Tlon hosting could try to boot a thousand ships at a time periodically just to see if things break. Another thing we're planning on doing is inactivating ships that aren't in use until people log into them. This helps with scaling problems, but it also lets us, once a month or something, turn on the whole fleet for a day or so and that would give you advance notice of some scaling problems at least.

@joemfb Do you have any ideas why it hit such a cliff? I would also have expected it to degrade linearly.

@philipcmonk If your queue is entirely full, where your lane scrys can't come in every two minutes for each ship you're routing for, then nothing in your cache is from within the last two minutes, so you'll miss every forward.

@joemfb This is interesting because we deployed these things at almost the same time: shrinking the ames queue dramatically and the problematic hotfix. Shrinking the queue might have alleviated the problem from the hotfix.

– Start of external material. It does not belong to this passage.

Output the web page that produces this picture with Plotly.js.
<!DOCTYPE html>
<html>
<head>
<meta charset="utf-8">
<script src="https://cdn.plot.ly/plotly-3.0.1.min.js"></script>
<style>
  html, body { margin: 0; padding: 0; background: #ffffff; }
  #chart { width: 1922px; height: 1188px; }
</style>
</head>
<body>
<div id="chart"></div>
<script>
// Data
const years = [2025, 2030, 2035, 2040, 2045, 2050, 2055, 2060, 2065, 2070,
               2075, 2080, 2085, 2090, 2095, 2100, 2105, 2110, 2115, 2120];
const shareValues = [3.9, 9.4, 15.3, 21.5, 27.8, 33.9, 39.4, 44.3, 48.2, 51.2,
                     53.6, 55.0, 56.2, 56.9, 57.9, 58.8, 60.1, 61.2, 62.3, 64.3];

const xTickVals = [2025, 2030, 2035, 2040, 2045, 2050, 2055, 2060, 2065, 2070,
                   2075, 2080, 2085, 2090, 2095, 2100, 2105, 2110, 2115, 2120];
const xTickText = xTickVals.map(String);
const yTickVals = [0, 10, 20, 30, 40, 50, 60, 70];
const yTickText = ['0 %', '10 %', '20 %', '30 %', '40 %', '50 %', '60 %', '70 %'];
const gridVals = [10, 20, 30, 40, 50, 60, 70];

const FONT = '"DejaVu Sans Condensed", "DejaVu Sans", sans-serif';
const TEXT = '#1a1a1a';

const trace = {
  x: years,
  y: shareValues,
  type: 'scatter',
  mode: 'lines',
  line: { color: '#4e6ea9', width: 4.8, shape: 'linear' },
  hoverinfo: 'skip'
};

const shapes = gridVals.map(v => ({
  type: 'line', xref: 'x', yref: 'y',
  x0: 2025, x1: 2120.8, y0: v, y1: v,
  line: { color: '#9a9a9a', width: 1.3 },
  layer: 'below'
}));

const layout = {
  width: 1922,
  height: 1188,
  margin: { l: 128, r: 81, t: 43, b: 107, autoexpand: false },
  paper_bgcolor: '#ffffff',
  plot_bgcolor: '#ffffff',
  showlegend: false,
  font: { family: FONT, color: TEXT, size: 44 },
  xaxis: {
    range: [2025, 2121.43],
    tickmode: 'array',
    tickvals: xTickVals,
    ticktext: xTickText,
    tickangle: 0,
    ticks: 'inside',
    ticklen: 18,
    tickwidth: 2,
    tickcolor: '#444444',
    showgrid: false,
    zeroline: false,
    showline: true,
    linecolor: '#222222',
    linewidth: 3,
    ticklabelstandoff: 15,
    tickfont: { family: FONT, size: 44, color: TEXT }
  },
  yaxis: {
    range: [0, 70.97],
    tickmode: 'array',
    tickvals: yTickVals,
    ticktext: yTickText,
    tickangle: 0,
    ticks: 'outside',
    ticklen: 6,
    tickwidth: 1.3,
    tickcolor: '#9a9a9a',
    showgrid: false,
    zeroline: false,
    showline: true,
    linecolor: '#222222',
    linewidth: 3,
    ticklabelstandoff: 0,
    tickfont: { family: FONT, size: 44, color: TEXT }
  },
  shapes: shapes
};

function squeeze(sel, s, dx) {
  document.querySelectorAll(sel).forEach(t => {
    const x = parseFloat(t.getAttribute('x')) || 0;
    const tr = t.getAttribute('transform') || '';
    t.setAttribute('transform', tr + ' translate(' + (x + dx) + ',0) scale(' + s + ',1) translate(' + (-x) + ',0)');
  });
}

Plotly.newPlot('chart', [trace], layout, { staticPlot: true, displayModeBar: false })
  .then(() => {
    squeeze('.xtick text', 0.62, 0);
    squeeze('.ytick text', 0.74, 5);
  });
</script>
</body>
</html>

@philipcmonk Vere 2.10 came out a bit earlier than the Arvo hotfix, but we didn't put it onto our infrastructure until a bit later.

@pkova I put it on ~dem. I didn't see CPU usage change immediately, though.

@belisarius222 As for rewriting for clarity, I would say hotfix or not, we should be able to do that. It's often the case that code is basically impossible to write without making some architectural changes, and I would almost push in the opposite direction that it's good to clean things up when you fix something. There's some amount of write amplification that should be avoided when you do that -- don't rewrite all of Arvo or something -- but we should be able to release substantial changes and feel confident in that.

@philipcmonk Yeah and to feel confident in a rewrite of anything, we should have a synchronous walkthrough. Maybe that should be the policy: if it's a hotfix or a rewrite, do a walkthrough. A rewrite is usually too big to review on its own, even if it's small module, and if it's a hotfix, you want someone to look at it who isn't you.

@joemfb Yeah I agree. It would have been just as easy to introduce a problem here if you didn't rewrite it.

@philipcmonk It would have been especially worrying for the cases where your sponsor breached or changed sponsors. The Jael logic is simpler than it used to be, but it would have been hard to test that in both separate cases and so on.

@joemfb And in the big picture we just have to do whatever we can to simplify these subsystems.

@philipcmonk Yeah.

@joemfb The intersection of Ames and Jael is bad enough, and I almost never think of the fact that Ping is critical infrastructure in that dimension as well, in addition to route maintenance.

It's not clear that we should add a random deployment delay at the moment, since it could be a lot of engineering work to build. It would look something like `?: =(0 (mod (mug [our now release-hash]) 4)) upgrade dont-upgrade`. Or it could add random delay, based exclusively on `eny`. ## Planned Process Improvements - We will require synchronous code walkthroughs for any change to critical infrastructure. This includes, but is not limited to, the OTA system, the ping app, Ames, and anything that has to do with routing and OTAs especially. Anything that could interfere with OTAs, which includes routing, some aspects of Jael, and some other modules, is critical, because if OTAs break, users can only get fixes for other problems out of band. For any release, we need to think carefully as a group about which changes in the release constitute critical infrastructure. Any changes to critical infrastructure need to be marked as such in the release checklist. @jalehman to add release checklist to the release template. @belisarius222 to add the following to a PR template: - docs changes - release notes - critical infrastructure changes - checks to be added to the release checklist - description of which tests were performed by the author - We should be less willing to perform hotfixes when there are other options available. For example, if this happened again, UF should have put out a release candidate with the hotfix but let it bake for a week before pushing to master. Tlon would have released it on their own infrastructure to solve their problem, but without incurring risk for the rest of the network. - We should look into adding pre-core-dev testing phase of the devstream process, involving a fleet of real ships, possibly in Tlon hosting, that run the new code before anyone uses it on their personal ship.
belisarius222 commented 1 year ago

It should be noted that 200 ships appear to be lost from this bug. We should find out how many of those are under ~dem, and also how many were ships that were shut down for other reasons by Tlon. We might also see a different number the next time the network explorer does its twice-daily ping.